The firm–investor level characteristics of institutional investor engagement in Brazil

2020 
The degree and form of engagement of a particular institutional investor, its potential alignment with management, and the stability and duration of its stock holdings vary with the investee company. This article scores each firm–investor stock holding pair considering various engagement characteristics simultaneously and investigates their impact on the corporate governance practices in a panel of Brazilian companies between 2013 and 2016. Research about institutional investors activism in emerging markets is still scarce according to Claessens and Yurtoglu (Emerg Mark Rev 15(1):1–33, 2013), who claim that institutional investors may be more concerned about avoiding abuse from controlling shareholders than trying to monitor them, leading to a potential contrast with their behavior in developed countries.

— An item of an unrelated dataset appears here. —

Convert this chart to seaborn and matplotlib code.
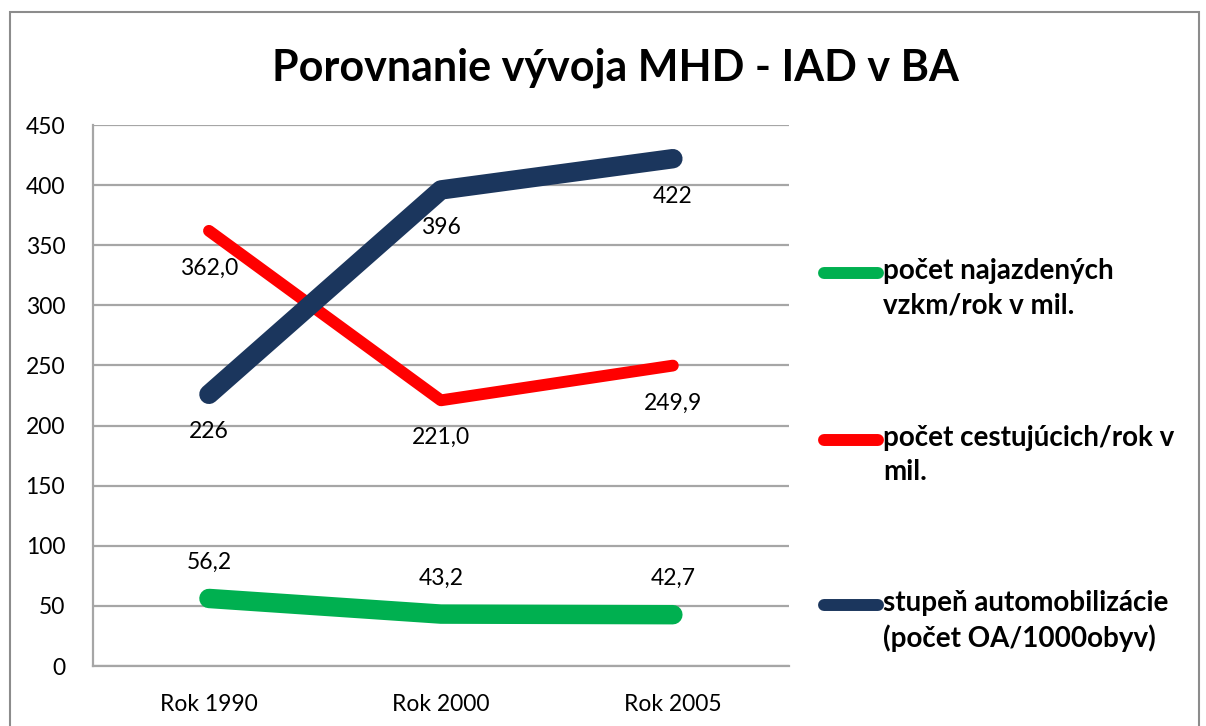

The results show that asset managers engage less than other institutional investors and that there was no significant impact of engagement on corporate governance when firm–investor pair level and company-aggregated institutional investor scores are used. Examination of individual items of the score indicates that being a board member and signatory of shareholders’ agreement is associated with worse corporate governance practices, suggesting that investors are probably aligned with management when they occupy insider positions. Institutional investors that hold stable and long-term equity stakes and foreign ones are related to better corporate governance practices. Minority shareholders should not construe the presence of institutional investors, particularly the domestic ones, as evidence of strong external corporate management monitoring in emerging markets.